Published by Harper
Publication date: April 22nd 2014
It’s a testament to author Francine Prose’s prodigious talent that she can bring together a cross-dressing lesbian Nazi spy, a French baroness, and a Hungarian photographer, and not have it read like a bad joke. Lovers at the Chameleon Club, Paris 1932 takes all of the characters listed, adds an American author, the photographer’s French girlfriend, and the Chameleon Club’s owner, Yvonne and lets them all present their take on what happened at the infamous club from the late 1920s through the end of WWII.

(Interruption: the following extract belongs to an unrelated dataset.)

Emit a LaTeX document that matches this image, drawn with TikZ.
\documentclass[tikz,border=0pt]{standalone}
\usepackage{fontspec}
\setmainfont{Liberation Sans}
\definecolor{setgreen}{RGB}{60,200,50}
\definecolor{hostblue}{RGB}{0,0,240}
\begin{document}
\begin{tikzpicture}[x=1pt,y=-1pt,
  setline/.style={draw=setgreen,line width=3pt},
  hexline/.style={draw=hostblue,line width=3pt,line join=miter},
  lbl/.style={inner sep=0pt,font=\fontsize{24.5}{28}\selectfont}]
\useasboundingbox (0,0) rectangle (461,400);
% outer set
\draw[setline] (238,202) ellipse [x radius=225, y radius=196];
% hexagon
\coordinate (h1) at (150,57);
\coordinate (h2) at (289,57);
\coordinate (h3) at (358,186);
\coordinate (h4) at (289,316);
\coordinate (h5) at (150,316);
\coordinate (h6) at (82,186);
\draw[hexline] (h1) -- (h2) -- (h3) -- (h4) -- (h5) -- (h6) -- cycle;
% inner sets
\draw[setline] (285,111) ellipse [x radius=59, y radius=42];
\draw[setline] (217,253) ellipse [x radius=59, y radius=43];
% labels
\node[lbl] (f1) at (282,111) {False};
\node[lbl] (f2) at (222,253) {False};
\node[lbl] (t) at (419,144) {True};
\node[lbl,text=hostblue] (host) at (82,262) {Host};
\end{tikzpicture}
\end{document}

Lou Villars, the Nazi spy and race car driver in the novel is loosely based on the life of Violette Morris, a French athlete who spied for the Nazis, but it is Prose’s imagination that brings her story to life—as unpalatable as it was. While still working at the Chameleon Club Villars gets her fortune told and is informed:
“You will move extremely fast. You will be greatly honored. You will inflict a great deal of pain. You will die a violent, early death.”
Lou is the only character who does not speak but is represented by a less than credible biographer who spends far too much time talking about herself and her problems, making her a weak link. The same could be said of the photographer who is only shown through his letters to his parents, which come off as spoiled, plaintive, and childish for a man approaching his forties. Nonetheless, the “dissolute” lifestyle found at the Club and the events that force each character to decide who they truly are under their costumes are enough to make Lovers at the Chameleon Club, Paris 1932 a richly told tale of the human heart.
Famous Brassaï photo “Lesbian Couple at Le Monocle, 1932” was part of the inspiration for the novel.